Creative Writing interests

Teacher education, composition

Selected publications

  • Zen and the Practice of Teaching English. Portsmouth, NH: Boynton/Cook-Heinemann, 1999.
  • Driving the Milford Blacktop. Kansas City: BkMk Press, 1991.
  • "Zen and the Art of Reflective Practice in Teacher Education." Harvard Educational Review.
  • "Country Life and the Teaching of English." Research in the Teaching of English 29 (1995).
  • "Beyond Self-Criticism: Reflecting on Teacher Research and T.A. Education." Composition Studies 22 (1994).
  • Poetry published in: Poetry Northwest; Zone 3; Borderlands: Texas Poetry Review; Southern Poetry Review; Coe Review; Stand Alone; Chattahoochee Review; Descant; New Delta Review; Aethlon; Voices on the Landscape: Contemporary Iowa Poets.

     

David Zimmerman

Assistant Professor (M.F.A., University of Alabama)

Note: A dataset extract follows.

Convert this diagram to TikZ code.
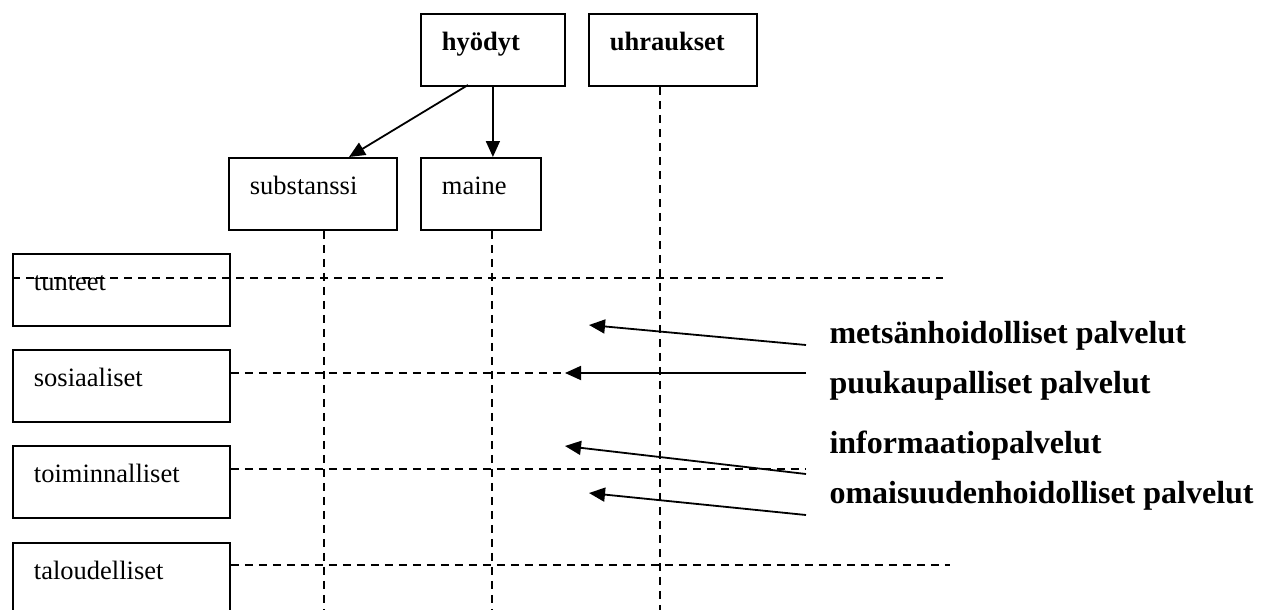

David Zimmerman attended Emerson College for film studies and then went on to earn an MFA in creative writing at the University of Alabama. He has worked as a publicist at St. Martin’s Press in NYC and taught writing at Georgia Southern University, Dilla University College in Ethiopia, South College in Savannah and the University of Wisconsin, where he was also a fiction fellow at the Wisconsin Institute of Creative Writing. His first novel, Socket, was published by Anvil Press. He is currently at work on a novel, The Deep Moans Round.